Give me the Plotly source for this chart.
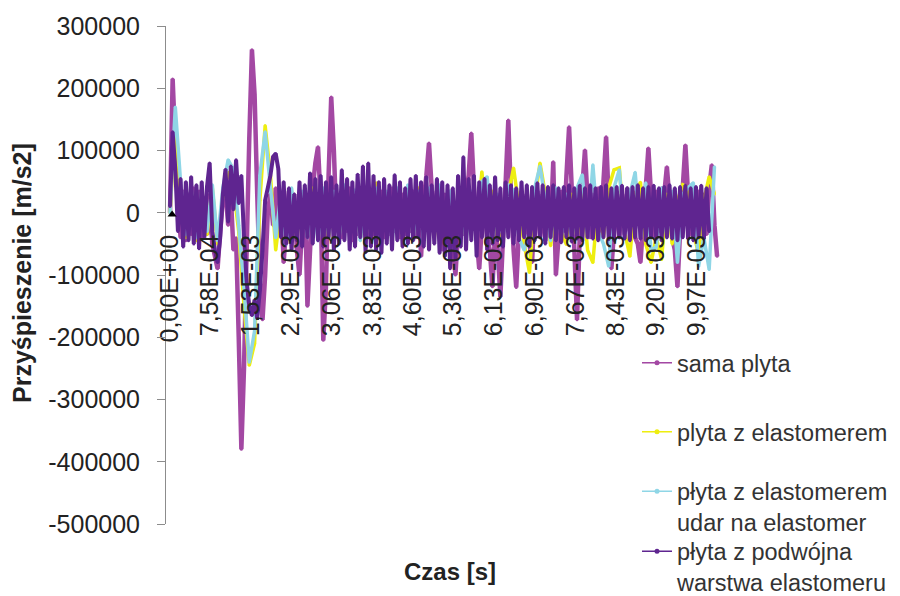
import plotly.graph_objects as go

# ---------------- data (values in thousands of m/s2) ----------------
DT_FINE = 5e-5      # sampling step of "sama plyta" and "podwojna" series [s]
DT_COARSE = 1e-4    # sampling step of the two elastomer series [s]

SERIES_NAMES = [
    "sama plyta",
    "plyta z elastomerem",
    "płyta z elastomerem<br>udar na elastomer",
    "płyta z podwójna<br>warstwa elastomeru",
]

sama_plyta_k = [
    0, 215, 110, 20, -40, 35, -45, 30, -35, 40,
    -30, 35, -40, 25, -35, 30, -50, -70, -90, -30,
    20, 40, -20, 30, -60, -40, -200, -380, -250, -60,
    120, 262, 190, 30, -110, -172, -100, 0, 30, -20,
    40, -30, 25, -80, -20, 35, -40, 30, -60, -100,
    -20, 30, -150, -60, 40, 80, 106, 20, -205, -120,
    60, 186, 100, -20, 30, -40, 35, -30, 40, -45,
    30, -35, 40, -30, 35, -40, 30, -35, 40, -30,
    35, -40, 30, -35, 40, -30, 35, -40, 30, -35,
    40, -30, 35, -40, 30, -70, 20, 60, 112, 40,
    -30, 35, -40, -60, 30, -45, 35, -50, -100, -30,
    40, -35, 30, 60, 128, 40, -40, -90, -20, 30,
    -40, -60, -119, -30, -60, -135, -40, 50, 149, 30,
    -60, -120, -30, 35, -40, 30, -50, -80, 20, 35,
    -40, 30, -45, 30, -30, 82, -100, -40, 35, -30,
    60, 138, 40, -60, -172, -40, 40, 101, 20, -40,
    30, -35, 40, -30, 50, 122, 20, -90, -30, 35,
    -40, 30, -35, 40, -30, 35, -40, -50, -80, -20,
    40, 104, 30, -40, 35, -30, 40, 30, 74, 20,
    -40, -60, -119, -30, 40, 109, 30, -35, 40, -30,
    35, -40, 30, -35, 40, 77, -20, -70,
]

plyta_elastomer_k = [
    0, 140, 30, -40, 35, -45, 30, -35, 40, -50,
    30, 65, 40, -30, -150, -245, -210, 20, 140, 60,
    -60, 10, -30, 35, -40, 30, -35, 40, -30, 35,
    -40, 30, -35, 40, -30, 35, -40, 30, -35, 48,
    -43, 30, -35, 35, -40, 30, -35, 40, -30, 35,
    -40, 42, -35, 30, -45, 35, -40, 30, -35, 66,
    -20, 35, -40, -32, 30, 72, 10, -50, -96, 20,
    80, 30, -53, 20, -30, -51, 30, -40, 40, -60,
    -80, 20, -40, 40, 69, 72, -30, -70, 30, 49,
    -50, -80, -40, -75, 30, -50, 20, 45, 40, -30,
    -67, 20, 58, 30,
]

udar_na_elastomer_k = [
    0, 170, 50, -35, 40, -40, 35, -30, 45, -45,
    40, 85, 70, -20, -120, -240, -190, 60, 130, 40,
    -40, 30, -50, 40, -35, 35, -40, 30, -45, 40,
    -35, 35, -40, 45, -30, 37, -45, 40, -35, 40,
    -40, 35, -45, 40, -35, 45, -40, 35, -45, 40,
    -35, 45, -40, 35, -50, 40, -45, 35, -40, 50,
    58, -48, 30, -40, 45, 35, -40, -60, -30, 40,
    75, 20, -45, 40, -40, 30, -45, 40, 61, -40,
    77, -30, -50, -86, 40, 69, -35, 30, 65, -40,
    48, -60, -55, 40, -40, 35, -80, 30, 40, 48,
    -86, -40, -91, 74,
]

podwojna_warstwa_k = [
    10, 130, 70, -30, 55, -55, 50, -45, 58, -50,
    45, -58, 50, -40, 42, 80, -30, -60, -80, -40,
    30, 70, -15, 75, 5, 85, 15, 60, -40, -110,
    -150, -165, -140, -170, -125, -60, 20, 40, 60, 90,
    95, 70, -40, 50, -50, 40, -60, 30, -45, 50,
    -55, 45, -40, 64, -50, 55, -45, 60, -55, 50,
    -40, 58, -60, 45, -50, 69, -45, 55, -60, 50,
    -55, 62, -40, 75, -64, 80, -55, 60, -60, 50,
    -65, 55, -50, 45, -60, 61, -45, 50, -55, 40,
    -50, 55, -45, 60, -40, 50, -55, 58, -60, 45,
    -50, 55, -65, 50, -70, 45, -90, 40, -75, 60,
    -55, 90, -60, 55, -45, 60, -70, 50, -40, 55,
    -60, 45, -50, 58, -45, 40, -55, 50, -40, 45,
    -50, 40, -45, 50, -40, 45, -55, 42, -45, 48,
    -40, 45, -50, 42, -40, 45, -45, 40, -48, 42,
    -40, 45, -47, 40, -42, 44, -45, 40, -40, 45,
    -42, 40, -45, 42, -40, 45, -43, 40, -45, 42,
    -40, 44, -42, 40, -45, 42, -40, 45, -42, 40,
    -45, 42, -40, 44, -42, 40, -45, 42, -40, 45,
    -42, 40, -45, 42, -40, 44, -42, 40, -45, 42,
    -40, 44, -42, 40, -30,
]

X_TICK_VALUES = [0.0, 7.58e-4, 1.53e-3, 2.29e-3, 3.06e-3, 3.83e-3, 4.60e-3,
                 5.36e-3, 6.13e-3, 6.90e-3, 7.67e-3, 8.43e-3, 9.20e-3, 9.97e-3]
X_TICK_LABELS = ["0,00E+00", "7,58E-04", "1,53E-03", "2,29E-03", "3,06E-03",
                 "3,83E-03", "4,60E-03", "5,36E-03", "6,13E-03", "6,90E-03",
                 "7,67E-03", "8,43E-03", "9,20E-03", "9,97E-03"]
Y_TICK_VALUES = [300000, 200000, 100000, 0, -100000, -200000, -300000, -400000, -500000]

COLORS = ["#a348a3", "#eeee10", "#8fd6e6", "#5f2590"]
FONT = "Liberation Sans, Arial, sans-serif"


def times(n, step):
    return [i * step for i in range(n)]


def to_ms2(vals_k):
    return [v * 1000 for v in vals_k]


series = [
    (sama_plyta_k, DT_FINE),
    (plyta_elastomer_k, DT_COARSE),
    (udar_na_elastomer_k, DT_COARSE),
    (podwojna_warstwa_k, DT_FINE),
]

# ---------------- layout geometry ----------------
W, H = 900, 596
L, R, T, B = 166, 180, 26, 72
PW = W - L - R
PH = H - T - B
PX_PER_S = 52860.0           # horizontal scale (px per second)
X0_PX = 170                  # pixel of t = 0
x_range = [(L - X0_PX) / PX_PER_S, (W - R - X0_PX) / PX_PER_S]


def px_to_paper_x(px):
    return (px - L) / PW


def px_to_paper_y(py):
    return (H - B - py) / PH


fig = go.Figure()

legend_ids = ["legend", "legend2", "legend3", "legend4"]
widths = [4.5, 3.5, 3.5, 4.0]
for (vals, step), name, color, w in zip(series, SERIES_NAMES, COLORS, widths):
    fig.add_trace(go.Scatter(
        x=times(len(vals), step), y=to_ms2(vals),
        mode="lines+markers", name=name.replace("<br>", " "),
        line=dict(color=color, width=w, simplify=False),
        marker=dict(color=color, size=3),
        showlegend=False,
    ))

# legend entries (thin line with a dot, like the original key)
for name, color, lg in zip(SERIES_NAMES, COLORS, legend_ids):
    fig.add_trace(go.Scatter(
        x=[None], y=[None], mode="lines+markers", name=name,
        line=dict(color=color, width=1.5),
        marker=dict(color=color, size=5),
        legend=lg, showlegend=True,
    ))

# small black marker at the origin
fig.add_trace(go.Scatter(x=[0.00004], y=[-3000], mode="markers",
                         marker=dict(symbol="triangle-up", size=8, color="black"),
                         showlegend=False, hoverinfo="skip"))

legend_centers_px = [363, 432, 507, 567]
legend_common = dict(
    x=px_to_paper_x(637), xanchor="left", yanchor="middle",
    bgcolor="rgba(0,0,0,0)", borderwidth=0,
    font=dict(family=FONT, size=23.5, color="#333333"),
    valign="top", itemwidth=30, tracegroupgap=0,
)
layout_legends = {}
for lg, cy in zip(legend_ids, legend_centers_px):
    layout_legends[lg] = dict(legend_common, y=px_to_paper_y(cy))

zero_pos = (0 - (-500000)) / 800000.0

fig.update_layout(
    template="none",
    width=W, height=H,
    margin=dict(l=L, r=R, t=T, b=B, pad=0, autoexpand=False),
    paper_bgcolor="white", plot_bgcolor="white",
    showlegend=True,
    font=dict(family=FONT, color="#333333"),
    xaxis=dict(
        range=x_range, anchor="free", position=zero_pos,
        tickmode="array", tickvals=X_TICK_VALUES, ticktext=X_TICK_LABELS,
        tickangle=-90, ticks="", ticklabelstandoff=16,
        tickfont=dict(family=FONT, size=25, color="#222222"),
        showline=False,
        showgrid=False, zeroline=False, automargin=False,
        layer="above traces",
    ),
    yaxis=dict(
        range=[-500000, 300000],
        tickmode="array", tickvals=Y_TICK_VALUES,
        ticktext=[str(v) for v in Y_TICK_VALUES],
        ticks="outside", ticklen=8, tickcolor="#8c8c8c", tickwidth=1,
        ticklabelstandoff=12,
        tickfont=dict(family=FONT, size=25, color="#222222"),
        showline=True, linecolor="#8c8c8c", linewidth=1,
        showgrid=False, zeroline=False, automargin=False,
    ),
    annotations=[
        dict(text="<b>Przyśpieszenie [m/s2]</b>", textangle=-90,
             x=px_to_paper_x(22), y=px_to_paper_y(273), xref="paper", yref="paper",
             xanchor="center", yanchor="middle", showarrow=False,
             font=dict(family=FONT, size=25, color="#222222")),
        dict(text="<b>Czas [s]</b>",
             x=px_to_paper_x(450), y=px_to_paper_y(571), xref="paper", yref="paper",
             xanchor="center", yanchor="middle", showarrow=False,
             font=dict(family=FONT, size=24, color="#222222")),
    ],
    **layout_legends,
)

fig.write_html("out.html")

## THE REQUEST:
Return exactly what appears from the opening line of the material through the line with "DT_COARSE = 1e-4", apart from the pictures.

## TASK RESPONSE:
Give me the Plotly source for this chart.
import plotly.graph_objects as go

# ---------------- data (values in thousands of m/s2) ----------------
DT_FINE = 5e-5      # sampling step of "sama plyta" and "podwojna" series [s]
DT_COARSE = 1e-4    # sampling step of the two elastomer series [s]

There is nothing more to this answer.